GIVEN REQUEST: Restate all of the entries exactly, dropping any pictures they hold.

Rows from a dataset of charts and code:

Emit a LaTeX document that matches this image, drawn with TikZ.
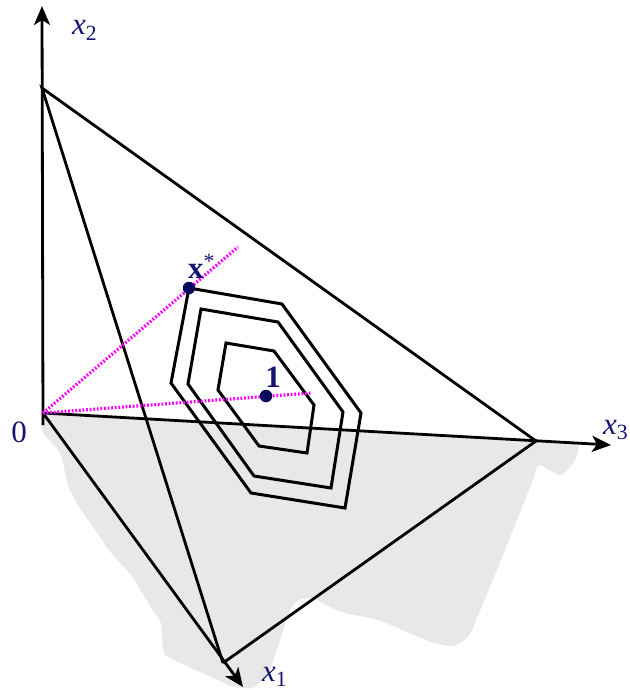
\documentclass[tikz,border=0pt]{standalone}
\usepackage{fontspec}
\setmainfont{Liberation Serif}
\usetikzlibrary{arrows.meta}
\definecolor{lbl}{RGB}{20,20,110}
\definecolor{dotc}{RGB}{5,10,90}
\definecolor{mag}{RGB}{255,0,255}
\definecolor{greyfill}{RGB}{232,232,232}
\begin{document}
\begin{tikzpicture}[x=1pt,y=-1pt,
  ax/.style={line width=2.8pt,-{Stealth[length=19pt,width=16pt,inset=5pt]}},
  edge/.style={line width=2.8pt},
  contour/.style={line width=3pt,line join=miter},
  ray/.style={mag,line width=3.2pt,dash pattern=on 1.8pt off 1.8pt},
  dotn/.style={circle,fill=dotc,inner sep=0pt,minimum size=12.5pt},
  lab/.style={text=lbl,font=\fontsize{31}{34}\selectfont,inner sep=0pt}]
\useasboundingbox (0,0) rectangle (629,690);
% shaded region
\fill[greyfill,rounded corners=6pt] (43,413) -- (40,427) -- (44,435) -- (61,453) -- (68,487) -- (79,507)
  -- (111,553) -- (133,577) -- (154,613) -- (161,620) -- (163,653) -- (169,658) -- (233,687)
  -- (254,689) -- (269,673) -- (290,610) -- (297,600) -- (311,597) -- (340,612) -- (379,620)
  -- (433,643) -- (454,647) -- (469,637) -- (497,570) -- (533,480) -- (538,463) -- (544,467)
  -- (561,477) -- (576,460) -- (580,443) -- cycle;
% points
\coordinate (O) at (43,413);
\coordinate (Ob) at (43,425);
\coordinate (A2) at (42,6);
\coordinate (A3) at (611,445);
\coordinate (A1) at (243,687);
\coordinate (P2) at (42,88);
\coordinate (P3) at (536,441);
\coordinate (P1) at (223,663);
\coordinate (R1) at (238,247);
\coordinate (R2) at (311,393);
% axes
\draw[ax] (Ob) -- (A2);
\draw[ax] (O) -- (A3);
\draw[ax] (O) -- (A1);
% simplex
\draw[edge,line join=miter] (P1) -- (P2) -- (P3) -- (P1);
% contours
\draw[contour] (189,288) -- (282,304) -- (361,413) -- (345,508) -- (251,493) -- (171,383) -- cycle;
\draw[contour] (201,309) -- (278,322) -- (343,412) -- (331,488) -- (254,476) -- (188,384) -- cycle;
\draw[contour] (226,343) -- (274,351) -- (314,405) -- (307,453) -- (259,446) -- (218,390) -- cycle;
% rays
\draw[ray] (O) -- (R1);
\draw[ray] (O) -- (R2);
% dots
\node[dotn] (xs) at (189,288) {};
\node[dotn] (one) at (266,396) {};
% labels
\node[lab,anchor=base west] (l2) at (72,35) {\textit{x}\textsubscript{2}};
\node[lab,anchor=base west] (l3) at (603,434) {\textit{x}\textsubscript{3}};
\node[lab,anchor=base west] (l1) at (262,681) {\textit{x}\textsubscript{1}};
\node[lab,anchor=base] (l0) at (19,442) {0};
\node[lab,anchor=base west] (lxs) at (188,278) {\textbf{x}\textsuperscript{*}};
\node[lab,anchor=base] (lone) at (273,387) {\textbf{1}};
\end{tikzpicture}
\end{document}
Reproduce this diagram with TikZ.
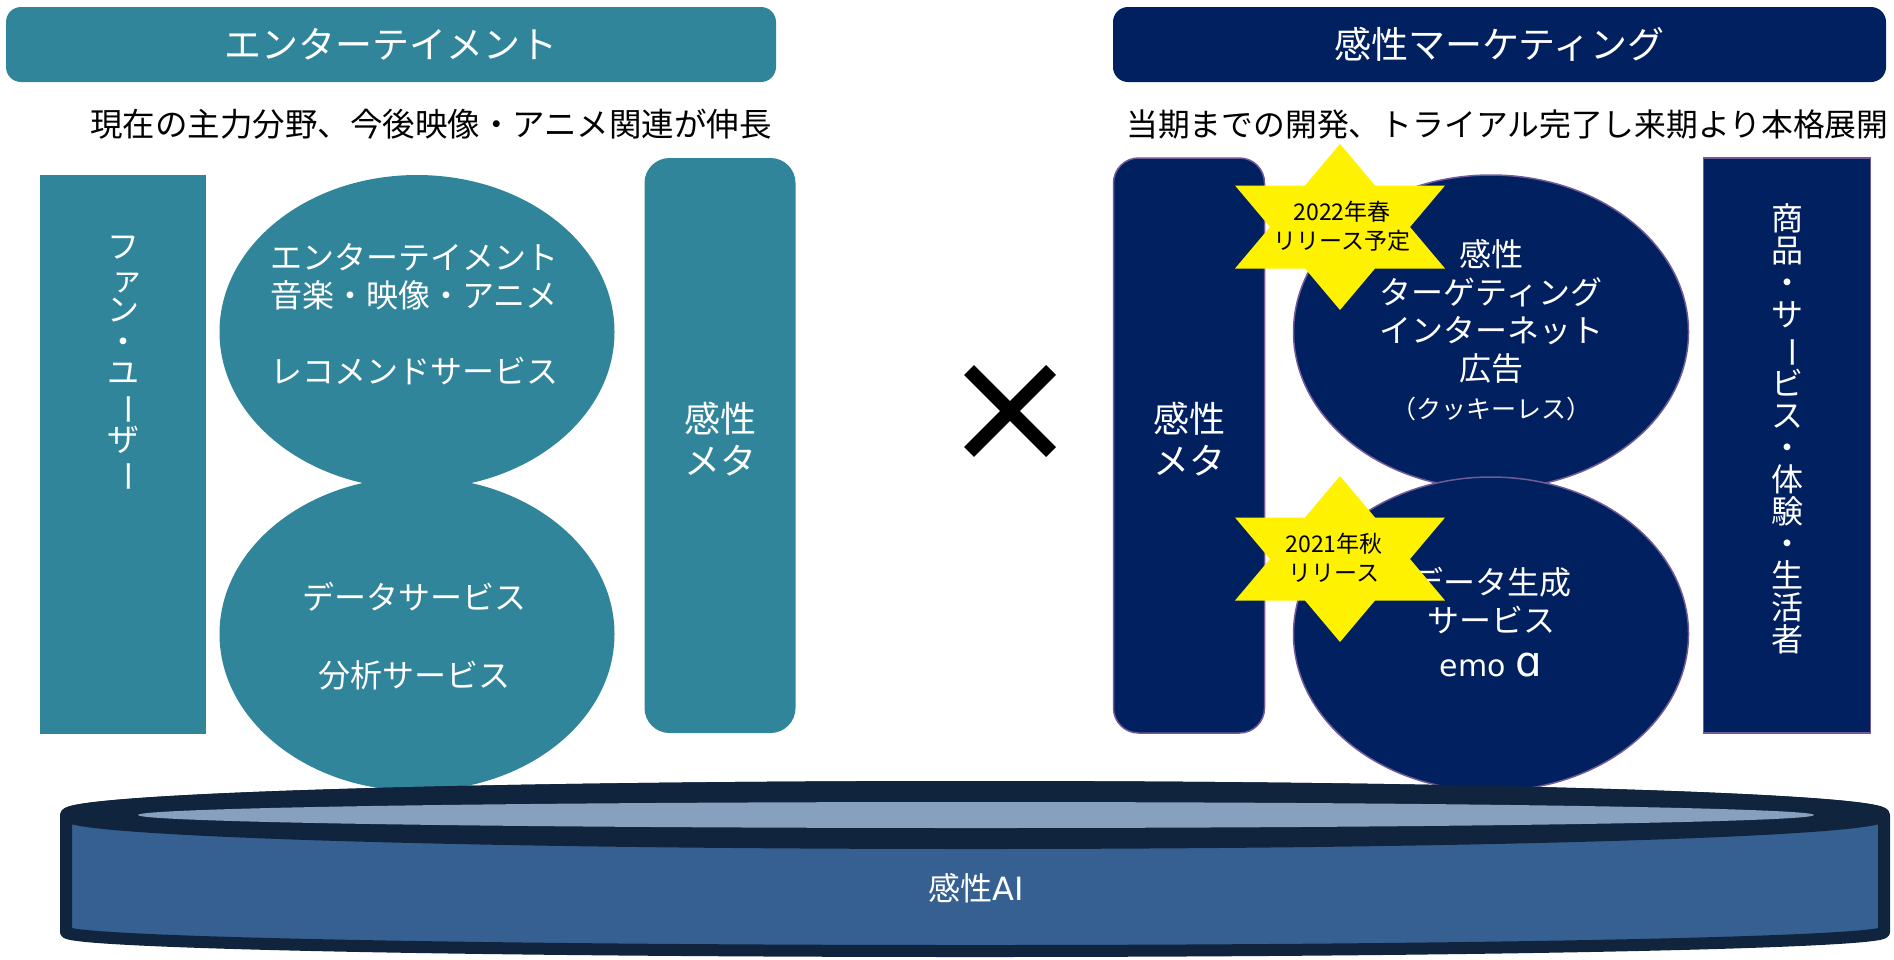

RESPONSE:
Emit a LaTeX document that matches this image, drawn with TikZ.
\documentclass[tikz,border=0pt]{standalone}
\usepackage{fontspec}
\setmainfont{Liberation Serif}
\usetikzlibrary{arrows.meta}
\definecolor{lbl}{RGB}{20,20,110}
\definecolor{dotc}{RGB}{5,10,90}
\definecolor{mag}{RGB}{255,0,255}
\definecolor{greyfill}{RGB}{232,232,232}
\begin{document}
\begin{tikzpicture}[x=1pt,y=-1pt,
  ax/.style={line width=2.8pt,-{Stealth[length=19pt,width=16pt,inset=5pt]}},
  edge/.style={line width=2.8pt},
  contour/.style={line width=3pt,line join=miter},
  ray/.style={mag,line width=3.2pt,dash pattern=on 1.8pt off 1.8pt},
  dotn/.style={circle,fill=dotc,inner sep=0pt,minimum size=12.5pt},
  lab/.style={text=lbl,font=\fontsize{31}{34}\selectfont,inner sep=0pt}]
\useasboundingbox (0,0) rectangle (629,690);
% shaded region
\fill[greyfill,rounded corners=6pt] (43,413) -- (40,427) -- (44,435) -- (61,453) -- (68,487) -- (79,507)
  -- (111,553) -- (133,577) -- (154,613) -- (161,620) -- (163,653) -- (169,658) -- (233,687)
  -- (254,689) -- (269,673) -- (290,610) -- (297,600) -- (311,597) -- (340,612) -- (379,620)
  -- (433,643) -- (454,647) -- (469,637) -- (497,570) -- (533,480) -- (538,463) -- (544,467)
  -- (561,477) -- (576,460) -- (580,443) -- cycle;
% points
\coordinate (O) at (43,413);
\coordinate (Ob) at (43,425);
\coordinate (A2) at (42,6);
\coordinate (A3) at (611,445);
\coordinate (A1) at (243,687);
\coordinate (P2) at (42,88);
\coordinate (P3) at (536,441);
\coordinate (P1) at (223,663);
\coordinate (R1) at (238,247);
\coordinate (R2) at (311,393);
% axes
\draw[ax] (Ob) -- (A2);
\draw[ax] (O) -- (A3);
\draw[ax] (O) -- (A1);
% simplex
\draw[edge,line join=miter] (P1) -- (P2) -- (P3) -- (P1);
% contours
\draw[contour] (189,288) -- (282,304) -- (361,413) -- (345,508) -- (251,493) -- (171,383) -- cycle;
\draw[contour] (201,309) -- (278,322) -- (343,412) -- (331,488) -- (254,476) -- (188,384) -- cycle;
\draw[contour] (226,343) -- (274,351) -- (314,405) -- (307,453) -- (259,446) -- (218,390) -- cycle;
% rays
\draw[ray] (O) -- (R1);
\draw[ray] (O) -- (R2);
% dots
\node[dotn] (xs) at (189,288) {};
\node[dotn] (one) at (266,396) {};
% labels
\node[lab,anchor=base west] (l2) at (72,35) {\textit{x}\textsubscript{2}};
\node[lab,anchor=base west] (l3) at (603,434) {\textit{x}\textsubscript{3}};
\node[lab,anchor=base west] (l1) at (262,681) {\textit{x}\textsubscript{1}};
\node[lab,anchor=base] (l0) at (19,442) {0};
\node[lab,anchor=base west] (lxs) at (188,278) {\textbf{x}\textsuperscript{*}};
\node[lab,anchor=base] (lone) at (273,387) {\textbf{1}};
\end{tikzpicture}
\end{document}
Reproduce this diagram with TikZ.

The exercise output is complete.